▶ Figure scripts:
----------------
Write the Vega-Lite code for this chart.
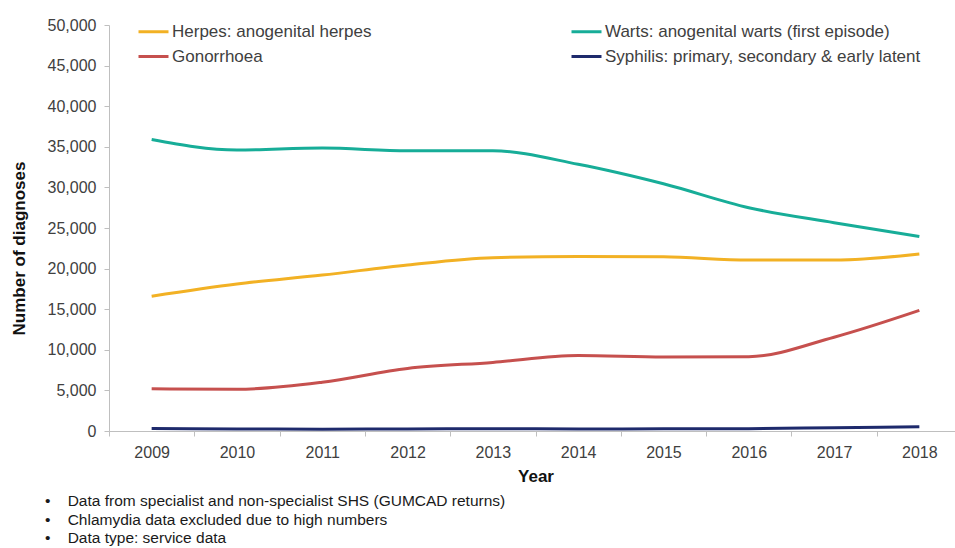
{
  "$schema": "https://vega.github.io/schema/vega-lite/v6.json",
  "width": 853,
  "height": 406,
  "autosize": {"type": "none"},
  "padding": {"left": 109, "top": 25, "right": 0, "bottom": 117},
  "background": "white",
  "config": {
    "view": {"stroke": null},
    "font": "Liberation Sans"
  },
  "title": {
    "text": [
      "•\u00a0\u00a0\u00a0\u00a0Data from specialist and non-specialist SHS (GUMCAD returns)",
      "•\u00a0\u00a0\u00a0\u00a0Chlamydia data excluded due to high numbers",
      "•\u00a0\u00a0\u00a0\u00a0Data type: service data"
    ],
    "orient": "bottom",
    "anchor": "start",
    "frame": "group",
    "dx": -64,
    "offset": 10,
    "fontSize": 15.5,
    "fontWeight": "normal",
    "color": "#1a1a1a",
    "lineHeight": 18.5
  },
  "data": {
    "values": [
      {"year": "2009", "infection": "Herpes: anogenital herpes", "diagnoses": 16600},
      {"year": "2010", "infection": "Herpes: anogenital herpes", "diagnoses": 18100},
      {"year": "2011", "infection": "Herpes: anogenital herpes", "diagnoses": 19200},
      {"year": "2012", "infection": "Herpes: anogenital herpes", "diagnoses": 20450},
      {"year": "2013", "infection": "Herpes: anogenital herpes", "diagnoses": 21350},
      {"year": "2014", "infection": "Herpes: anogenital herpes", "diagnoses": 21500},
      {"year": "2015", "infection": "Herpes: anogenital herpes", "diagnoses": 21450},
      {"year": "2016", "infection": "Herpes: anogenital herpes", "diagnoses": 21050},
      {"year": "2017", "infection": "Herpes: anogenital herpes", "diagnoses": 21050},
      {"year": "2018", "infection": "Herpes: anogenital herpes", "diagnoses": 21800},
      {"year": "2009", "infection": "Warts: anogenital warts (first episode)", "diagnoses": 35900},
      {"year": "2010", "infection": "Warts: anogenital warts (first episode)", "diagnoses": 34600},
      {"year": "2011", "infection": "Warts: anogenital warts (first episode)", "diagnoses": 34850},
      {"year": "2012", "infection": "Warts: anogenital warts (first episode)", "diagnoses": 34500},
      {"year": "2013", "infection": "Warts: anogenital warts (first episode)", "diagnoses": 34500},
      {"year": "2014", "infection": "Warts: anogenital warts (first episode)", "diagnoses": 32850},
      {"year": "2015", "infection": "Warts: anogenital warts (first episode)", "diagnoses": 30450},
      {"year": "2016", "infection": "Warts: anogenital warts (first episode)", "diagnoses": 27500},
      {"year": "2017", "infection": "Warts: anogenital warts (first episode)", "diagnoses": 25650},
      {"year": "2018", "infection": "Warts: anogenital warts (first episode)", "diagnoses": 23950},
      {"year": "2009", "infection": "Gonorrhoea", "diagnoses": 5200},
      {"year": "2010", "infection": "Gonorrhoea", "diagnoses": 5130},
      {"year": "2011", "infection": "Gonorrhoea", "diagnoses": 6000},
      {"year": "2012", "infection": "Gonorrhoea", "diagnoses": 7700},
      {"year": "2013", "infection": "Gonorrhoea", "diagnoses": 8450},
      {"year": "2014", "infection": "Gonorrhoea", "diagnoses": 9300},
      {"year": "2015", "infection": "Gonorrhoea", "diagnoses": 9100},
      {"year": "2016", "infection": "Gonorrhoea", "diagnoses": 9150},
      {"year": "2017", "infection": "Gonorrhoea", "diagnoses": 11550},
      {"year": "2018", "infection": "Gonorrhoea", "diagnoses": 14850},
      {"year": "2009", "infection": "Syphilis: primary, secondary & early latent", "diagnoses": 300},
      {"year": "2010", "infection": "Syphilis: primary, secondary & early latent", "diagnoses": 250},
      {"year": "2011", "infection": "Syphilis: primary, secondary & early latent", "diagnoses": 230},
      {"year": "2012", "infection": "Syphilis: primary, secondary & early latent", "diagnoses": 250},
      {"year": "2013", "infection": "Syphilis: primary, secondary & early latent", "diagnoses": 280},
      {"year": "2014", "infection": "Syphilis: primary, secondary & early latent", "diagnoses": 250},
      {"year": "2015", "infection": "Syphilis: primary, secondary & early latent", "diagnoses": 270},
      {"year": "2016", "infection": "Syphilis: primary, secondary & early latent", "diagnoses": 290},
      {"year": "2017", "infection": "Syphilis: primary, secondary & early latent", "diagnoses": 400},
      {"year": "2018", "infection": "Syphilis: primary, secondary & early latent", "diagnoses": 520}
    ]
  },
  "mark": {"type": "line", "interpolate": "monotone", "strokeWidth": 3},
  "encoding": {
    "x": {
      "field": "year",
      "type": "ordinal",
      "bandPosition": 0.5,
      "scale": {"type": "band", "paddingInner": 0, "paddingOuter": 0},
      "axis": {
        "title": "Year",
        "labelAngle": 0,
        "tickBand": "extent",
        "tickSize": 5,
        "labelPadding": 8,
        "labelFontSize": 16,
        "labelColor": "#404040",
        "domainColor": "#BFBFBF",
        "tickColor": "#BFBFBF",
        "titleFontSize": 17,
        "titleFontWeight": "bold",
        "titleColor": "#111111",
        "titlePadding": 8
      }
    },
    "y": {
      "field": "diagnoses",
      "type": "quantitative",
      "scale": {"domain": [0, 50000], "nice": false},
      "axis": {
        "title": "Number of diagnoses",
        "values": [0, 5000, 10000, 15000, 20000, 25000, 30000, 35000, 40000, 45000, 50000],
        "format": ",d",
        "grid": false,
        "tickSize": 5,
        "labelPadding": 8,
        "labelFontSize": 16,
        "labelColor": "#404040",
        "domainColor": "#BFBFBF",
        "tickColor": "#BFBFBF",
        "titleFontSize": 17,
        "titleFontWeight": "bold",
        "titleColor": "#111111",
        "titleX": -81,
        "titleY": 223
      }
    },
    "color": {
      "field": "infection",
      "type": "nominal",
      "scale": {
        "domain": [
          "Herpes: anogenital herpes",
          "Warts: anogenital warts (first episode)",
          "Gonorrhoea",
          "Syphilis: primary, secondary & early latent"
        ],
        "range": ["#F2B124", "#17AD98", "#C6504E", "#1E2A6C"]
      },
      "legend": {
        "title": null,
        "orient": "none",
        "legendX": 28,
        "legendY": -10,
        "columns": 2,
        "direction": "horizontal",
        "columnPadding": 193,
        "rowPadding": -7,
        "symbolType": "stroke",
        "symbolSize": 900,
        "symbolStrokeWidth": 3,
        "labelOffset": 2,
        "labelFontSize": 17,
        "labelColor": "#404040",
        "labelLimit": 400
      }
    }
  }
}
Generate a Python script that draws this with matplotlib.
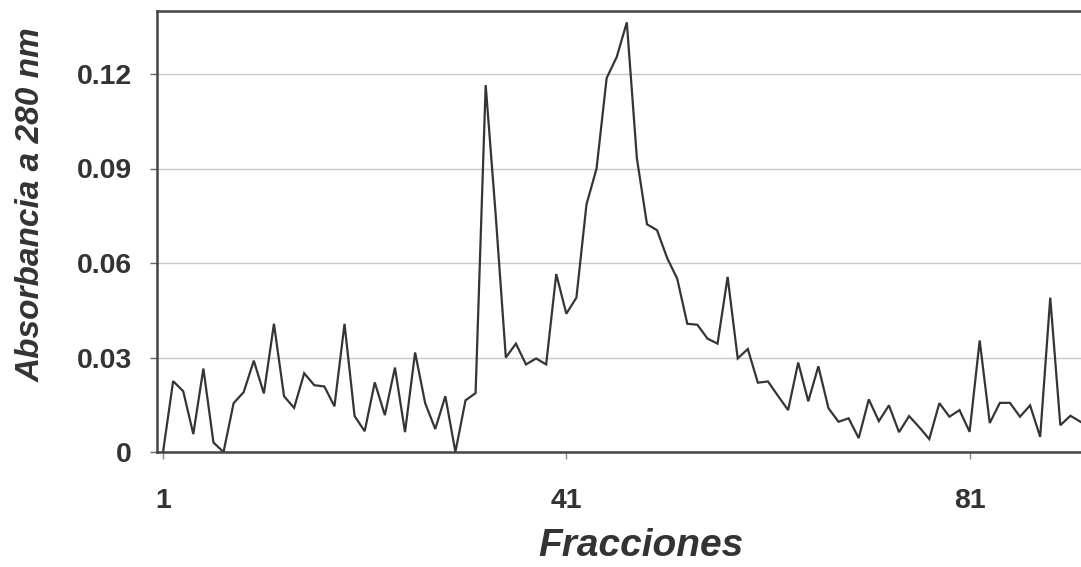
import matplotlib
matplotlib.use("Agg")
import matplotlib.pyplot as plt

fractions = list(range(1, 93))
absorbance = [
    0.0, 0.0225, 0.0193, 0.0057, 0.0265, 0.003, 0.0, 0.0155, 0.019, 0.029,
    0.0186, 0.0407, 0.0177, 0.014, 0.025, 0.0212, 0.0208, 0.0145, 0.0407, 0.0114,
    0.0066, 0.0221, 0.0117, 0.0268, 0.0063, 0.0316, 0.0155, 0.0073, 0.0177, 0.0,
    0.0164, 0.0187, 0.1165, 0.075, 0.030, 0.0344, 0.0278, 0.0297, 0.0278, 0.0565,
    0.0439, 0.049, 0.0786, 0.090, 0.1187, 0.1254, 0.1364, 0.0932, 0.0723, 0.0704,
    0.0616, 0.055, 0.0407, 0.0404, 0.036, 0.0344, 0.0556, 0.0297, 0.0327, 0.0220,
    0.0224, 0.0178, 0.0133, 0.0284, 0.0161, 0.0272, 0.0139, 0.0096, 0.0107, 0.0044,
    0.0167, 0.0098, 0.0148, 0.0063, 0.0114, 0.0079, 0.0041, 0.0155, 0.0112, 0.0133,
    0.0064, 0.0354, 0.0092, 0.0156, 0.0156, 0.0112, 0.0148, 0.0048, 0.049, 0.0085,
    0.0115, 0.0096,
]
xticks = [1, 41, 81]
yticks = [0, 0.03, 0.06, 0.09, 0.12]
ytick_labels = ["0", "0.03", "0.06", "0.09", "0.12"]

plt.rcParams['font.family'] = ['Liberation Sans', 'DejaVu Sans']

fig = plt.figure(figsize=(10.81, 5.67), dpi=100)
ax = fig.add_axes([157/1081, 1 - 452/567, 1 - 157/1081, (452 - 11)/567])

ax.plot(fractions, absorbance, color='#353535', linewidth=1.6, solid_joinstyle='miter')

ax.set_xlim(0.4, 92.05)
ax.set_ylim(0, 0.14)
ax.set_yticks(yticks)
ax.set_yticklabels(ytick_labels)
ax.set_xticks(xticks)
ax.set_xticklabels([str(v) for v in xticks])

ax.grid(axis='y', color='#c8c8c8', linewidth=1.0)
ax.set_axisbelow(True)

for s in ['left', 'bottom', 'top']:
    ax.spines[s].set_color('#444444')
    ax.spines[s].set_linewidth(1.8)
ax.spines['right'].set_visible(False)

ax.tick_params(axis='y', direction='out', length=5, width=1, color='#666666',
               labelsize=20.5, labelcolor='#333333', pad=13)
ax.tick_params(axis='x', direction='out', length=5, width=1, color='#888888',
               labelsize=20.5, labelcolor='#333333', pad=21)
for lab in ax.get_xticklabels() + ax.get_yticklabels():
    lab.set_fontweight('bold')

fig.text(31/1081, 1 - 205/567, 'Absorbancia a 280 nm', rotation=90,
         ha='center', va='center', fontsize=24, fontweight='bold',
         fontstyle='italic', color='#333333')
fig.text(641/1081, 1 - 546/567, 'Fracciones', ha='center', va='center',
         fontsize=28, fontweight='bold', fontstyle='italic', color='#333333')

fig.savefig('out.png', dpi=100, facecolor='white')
----------------
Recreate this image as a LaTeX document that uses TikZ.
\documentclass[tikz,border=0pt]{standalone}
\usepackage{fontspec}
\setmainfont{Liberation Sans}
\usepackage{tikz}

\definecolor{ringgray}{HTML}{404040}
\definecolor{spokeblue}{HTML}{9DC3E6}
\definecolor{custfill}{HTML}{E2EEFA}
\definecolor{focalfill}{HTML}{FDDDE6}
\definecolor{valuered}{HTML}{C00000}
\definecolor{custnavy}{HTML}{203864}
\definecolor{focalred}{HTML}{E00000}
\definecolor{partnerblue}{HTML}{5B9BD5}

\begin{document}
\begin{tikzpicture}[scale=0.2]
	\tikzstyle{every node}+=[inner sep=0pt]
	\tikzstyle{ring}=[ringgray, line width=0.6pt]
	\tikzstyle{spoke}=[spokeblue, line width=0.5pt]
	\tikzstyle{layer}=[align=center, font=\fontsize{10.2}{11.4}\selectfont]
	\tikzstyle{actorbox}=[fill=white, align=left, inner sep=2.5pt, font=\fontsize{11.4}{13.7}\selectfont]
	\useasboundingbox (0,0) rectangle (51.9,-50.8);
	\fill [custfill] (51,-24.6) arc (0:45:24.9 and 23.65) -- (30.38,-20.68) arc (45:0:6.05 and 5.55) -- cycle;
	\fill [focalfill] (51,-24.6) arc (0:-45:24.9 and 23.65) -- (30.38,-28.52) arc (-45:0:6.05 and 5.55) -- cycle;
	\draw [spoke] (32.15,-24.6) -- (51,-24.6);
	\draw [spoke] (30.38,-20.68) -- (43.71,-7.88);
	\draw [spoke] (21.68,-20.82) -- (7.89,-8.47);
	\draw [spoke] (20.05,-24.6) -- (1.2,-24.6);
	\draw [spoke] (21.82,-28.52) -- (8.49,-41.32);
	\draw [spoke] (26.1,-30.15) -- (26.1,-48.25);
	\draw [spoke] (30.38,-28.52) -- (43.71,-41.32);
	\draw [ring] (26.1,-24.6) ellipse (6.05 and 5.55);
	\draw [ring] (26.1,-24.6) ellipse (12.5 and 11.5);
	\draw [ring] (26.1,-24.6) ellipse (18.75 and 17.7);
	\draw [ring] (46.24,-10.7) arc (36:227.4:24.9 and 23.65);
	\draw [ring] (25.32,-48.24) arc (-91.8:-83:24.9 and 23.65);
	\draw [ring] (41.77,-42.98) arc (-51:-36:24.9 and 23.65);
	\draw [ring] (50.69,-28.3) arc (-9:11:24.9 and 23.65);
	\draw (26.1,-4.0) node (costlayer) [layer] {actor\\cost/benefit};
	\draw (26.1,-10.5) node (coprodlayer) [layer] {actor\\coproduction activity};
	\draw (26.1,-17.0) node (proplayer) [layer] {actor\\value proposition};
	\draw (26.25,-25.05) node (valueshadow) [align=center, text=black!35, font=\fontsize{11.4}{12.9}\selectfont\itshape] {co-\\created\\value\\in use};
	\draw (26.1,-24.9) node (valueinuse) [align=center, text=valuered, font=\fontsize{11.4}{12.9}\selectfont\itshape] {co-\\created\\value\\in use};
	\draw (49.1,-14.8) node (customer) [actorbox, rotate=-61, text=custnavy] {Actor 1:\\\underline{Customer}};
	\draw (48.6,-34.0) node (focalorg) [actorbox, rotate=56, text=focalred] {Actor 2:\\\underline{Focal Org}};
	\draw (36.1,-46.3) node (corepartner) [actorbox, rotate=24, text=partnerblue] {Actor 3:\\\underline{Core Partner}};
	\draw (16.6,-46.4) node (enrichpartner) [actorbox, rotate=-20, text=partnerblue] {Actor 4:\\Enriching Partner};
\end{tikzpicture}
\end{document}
----------------
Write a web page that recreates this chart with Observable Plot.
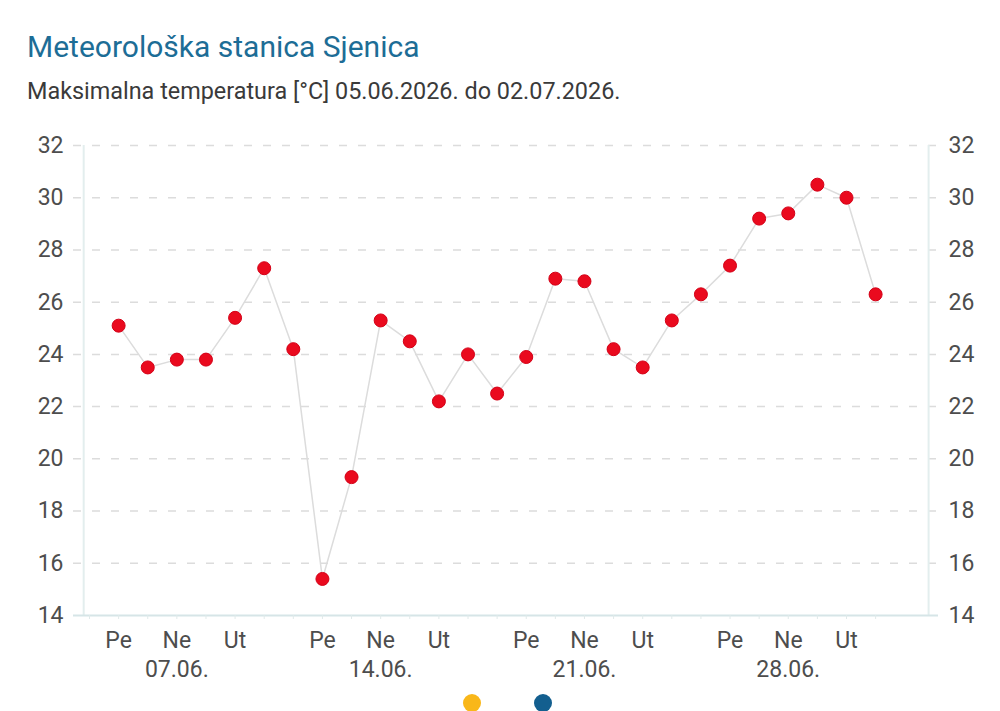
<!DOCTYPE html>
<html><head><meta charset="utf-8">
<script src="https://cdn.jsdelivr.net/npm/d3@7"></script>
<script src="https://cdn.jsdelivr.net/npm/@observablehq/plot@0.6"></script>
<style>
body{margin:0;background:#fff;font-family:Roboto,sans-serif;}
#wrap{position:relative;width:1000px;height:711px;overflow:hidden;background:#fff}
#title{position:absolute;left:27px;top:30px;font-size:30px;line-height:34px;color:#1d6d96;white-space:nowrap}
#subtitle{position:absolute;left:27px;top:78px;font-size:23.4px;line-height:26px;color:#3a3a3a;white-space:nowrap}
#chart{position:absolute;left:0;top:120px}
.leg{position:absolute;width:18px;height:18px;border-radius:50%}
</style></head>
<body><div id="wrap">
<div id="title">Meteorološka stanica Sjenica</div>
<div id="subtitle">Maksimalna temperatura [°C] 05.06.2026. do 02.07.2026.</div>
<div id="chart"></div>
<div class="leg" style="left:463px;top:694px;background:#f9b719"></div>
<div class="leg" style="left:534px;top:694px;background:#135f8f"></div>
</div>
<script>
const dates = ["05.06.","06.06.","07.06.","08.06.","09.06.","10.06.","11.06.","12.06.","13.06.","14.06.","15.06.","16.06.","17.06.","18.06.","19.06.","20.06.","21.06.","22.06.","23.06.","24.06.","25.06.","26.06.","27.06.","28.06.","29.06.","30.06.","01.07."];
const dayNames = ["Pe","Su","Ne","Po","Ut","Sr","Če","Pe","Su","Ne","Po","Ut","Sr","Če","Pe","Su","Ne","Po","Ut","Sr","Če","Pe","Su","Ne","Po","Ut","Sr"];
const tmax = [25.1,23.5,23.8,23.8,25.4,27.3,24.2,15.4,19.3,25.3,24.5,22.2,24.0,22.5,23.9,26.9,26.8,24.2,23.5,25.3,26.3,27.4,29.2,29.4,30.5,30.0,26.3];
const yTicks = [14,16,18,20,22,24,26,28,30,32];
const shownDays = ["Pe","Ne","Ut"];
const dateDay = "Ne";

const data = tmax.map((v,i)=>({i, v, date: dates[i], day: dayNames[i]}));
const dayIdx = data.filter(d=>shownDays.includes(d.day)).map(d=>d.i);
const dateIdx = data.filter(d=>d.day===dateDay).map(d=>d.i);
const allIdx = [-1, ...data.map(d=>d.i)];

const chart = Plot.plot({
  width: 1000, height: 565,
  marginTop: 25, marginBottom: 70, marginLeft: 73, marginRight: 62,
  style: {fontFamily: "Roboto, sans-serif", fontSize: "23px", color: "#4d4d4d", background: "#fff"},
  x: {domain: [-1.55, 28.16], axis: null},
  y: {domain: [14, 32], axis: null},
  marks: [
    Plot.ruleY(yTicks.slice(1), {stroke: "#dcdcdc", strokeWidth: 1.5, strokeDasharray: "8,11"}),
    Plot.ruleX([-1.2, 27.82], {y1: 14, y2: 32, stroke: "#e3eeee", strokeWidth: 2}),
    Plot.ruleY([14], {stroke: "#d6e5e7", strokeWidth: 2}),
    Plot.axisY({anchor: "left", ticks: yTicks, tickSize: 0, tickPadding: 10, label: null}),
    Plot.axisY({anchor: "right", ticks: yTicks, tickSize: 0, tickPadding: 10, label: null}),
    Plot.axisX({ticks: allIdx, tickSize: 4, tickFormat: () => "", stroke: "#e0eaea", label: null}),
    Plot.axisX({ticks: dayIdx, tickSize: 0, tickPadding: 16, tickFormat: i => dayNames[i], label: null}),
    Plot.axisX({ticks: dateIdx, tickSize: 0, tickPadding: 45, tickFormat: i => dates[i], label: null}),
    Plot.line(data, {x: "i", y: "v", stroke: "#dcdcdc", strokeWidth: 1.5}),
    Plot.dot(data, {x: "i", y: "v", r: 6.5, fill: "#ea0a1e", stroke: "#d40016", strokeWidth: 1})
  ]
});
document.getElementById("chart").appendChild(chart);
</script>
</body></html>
----------------
Quote the lines above exactly, starting with the one that has "Generate a Python" and ending with the one that has "import matplotlib.pyplot as plt"; drop the pictures and include nothing else.

▶ Full answer:
Generate a Python script that draws this with matplotlib.
import matplotlib
matplotlib.use("Agg")
import matplotlib.pyplot as plt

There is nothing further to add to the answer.